RSC Open Access – what I think I'm going to say

I normally try to blog some of my presentations before the event so that at least there is some sort of record. It also allows for feedback from readers. So I’m talking on Open Data in Chemistry. I’ve been working very hard to create a new demo of the future that chemistry could have if it wished and I think it’s working. I believe – not surprisingly – that every publisher of chemistry should look at it carefully. Because it helps to change the shape of the technical chemical publishing.
The theme is “Open Data”. I’ve recently written a review of this in Elsevier’s Serials Review and it’s coming out RSN in a special issue on Open Access. It’s already on Nature Precedings. So if you want detailed aspects – a few months out of date, they are there.
Some bullet points:

  • Data are different from text. Open Access generally does not support data well (I make exceptions for ultra-strong-OA such as CC-BY and BBB-compliant. Of the sort that PLoS and BMC provide. Green Open Access is irrelevant to Open Data (I think it makes it harder, others disagree).
  • Data matter. Chemistry is a data-rich science. We throw away over 90% of our data. We are all part of the problem, but publishers are one of the worst places for data loss.
  • Data must be made available by the authors. It’s now simple to do this. There is no technical excuse for not publishing chemistry data.
  • Data must be Open. It’s that simple. It can be done independently of Open Access
  • Data should be semantic. That’s harder but it’s happening. In our group we are producing the next generation of semantic tools for chemistry. I had hoped to announce a very important new project but the legal details haven’t been completely signed off. You’ll see it first on this blog.
  • Graduate students can – if they wish – provide semantic theses that can be checked and enhanced by machines. Free of many common errors.

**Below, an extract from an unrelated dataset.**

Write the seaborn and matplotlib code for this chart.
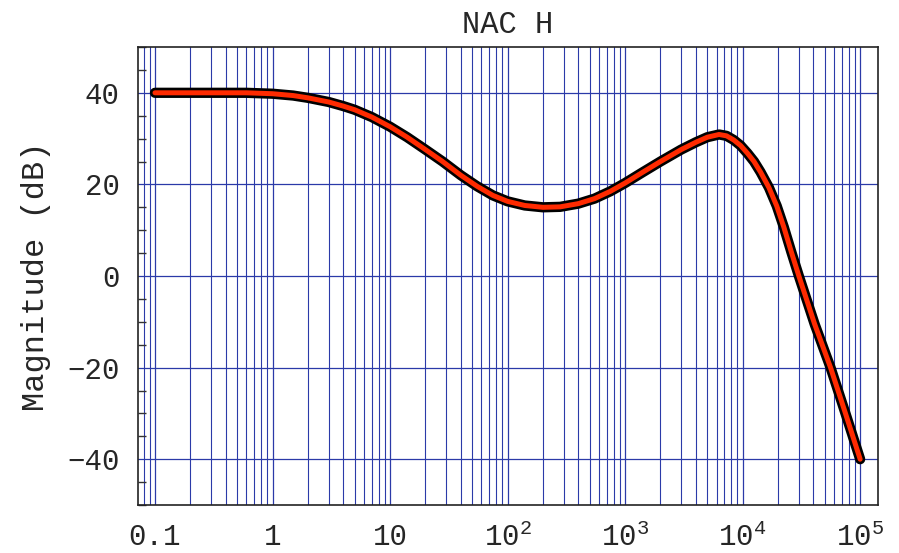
import numpy as np
import pandas as pd
import matplotlib
matplotlib.use("Agg")
import matplotlib.pyplot as plt
from matplotlib.ticker import FixedLocator, FixedFormatter, MultipleLocator, LogLocator, NullFormatter
import seaborn as sns

# values (frequency, magnitude in dB)
freq = [0.1, 0.3, 0.6, 1, 1.5, 2, 3, 4, 5, 7, 10, 14, 20, 28, 40, 55, 75, 100,
        140, 200, 280, 400, 550, 750, 1000, 1400, 2000, 3000, 4000, 5000,
        6300, 7300, 8400, 9600, 11000, 12500, 14200, 16750, 19500, 22400,
        26000, 30100, 41000, 56000, 75000, 100000]
mag_db = [40.0, 40.0, 40.0, 39.8, 39.4, 38.9, 38.0, 37.1, 36.3, 34.7, 32.6,
          30.3, 27.6, 25.0, 22.0, 19.6, 17.6, 16.3, 15.4, 15.0, 15.1, 15.8,
          16.9, 18.5, 20.3, 22.6, 25.0, 27.6, 29.2, 30.3, 30.9, 30.6, 29.7,
          28.5, 26.8, 25.0, 22.7, 19.3, 15.3, 10.7, 5.2, 0.0, -10.5, -20.0,
          -30.0, -40.0]

xticks = [0.1, 1, 10, 100, 1000, 10000, 100000]
xlabels = ["0.1", "1", "10", "$10^{2}$", "$10^{3}$", "$10^{4}$", "$10^{5}$"]
yticks = [-40, -20, 0, 20, 40]
ylabels = ["\u221240", "\u221220", "0", "20", "40"]

df = pd.DataFrame({"f": freq, "dB": mag_db})

sns.set_style("white")
plt.rcParams["font.family"] = ["Liberation Mono", "DejaVu Sans"]
plt.rcParams["mathtext.fontset"] = "custom"
plt.rcParams["mathtext.rm"] = "Liberation Mono"
plt.rcParams["mathtext.it"] = "Liberation Mono"

fig = plt.figure(figsize=(8.99, 5.53), dpi=100)
ax = fig.add_axes([0.1535, 0.0868, 0.8232, 0.8282])

# grid first so the curve sits on top
ax.set_xscale("log")
ax.set_xlim(0.0717, 1.42e5)
ax.set_ylim(-50, 50)
ax.xaxis.set_major_locator(FixedLocator(xticks))
ax.xaxis.set_major_formatter(FixedFormatter(xlabels))
ax.xaxis.set_minor_locator(LogLocator(base=10, subs=np.arange(2, 10)))
ax.xaxis.set_minor_formatter(NullFormatter())
ax.yaxis.set_major_locator(FixedLocator(yticks))
ax.yaxis.set_major_formatter(FixedFormatter(ylabels))
ax.yaxis.set_minor_locator(MultipleLocator(5))

ax.grid(which="major", axis="both", color="#2b3aa8", linewidth=0.9)
ax.grid(which="minor", axis="x", color="#2b3aa8", linewidth=0.8)
ax.set_axisbelow(True)

# thick black outline with red core
sns.lineplot(data=df, x="f", y="dB", ax=ax, color="black", linewidth=7.4,
             solid_capstyle="round", solid_joinstyle="round", sort=False)
sns.lineplot(data=df, x="f", y="dB", ax=ax, color="#ff2a00", linewidth=3.6,
             solid_capstyle="round", solid_joinstyle="round", sort=False)

ax.set_xlabel("")
ax.set_ylabel("Magnitude (dB)", fontsize=23, labelpad=12)
ax.set_title("NAC H", fontsize=22, pad=10)

ax.tick_params(axis="x", which="both", length=0, labelsize=21, pad=13)
ax.tick_params(axis="y", which="major", direction="in", length=0, labelsize=21, pad=13)
ax.tick_params(axis="y", which="minor", direction="in", length=6, width=1, color="#333333", left=True)

for s in ax.spines.values():
    s.set_color("#222222")
    s.set_linewidth(1.2)

fig.savefig("out.png", dpi=100)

What of the future? I’m not going to talk about business models or the rights and wrong of Junk Science through government mandates. But I should make it clear that:

  • Closed access is harmful to chemical data. That’s a fact, not a political stance. We are 10+ years behind other data-rich sciences because we protect data in archaic silos.
  • Publishers have to choose, one way of the other. “Mumble” is no good. Either you are an enthusiastic publisher of Open Data or you are a closed publisher. Your choice.
  • The formal aggregators (Chemical Abstracts, Inorganic Crystal Structure Database, Cambridge Crystallographic Data Base) will see their market and importance steadily decline. I predict that in 5 years’ time there will be no role for ICSD in its current form. The CSD may follow. Chem Abs will survive, but in form marginalised from the main web.Unfortunately at the moment several publishers (Wiley, Elsevier, Springer) do not expose crystallographic data and sent it to the data centres where we have to pay to get it out. This type of restrictive practice harms chemistry – I shall show how – and will be increasingly difficult to defend. Unfortunately when I write to these publishers they simply don’t reply.

So that’s what I intend to say. Roughly. And show some demos of the publication of the future. The datument.
Enthusiastic publishers can make it happen and chemistry is the best subject. Or you can delay it. You’ll succeed in delaying it, biut eventually it will happen.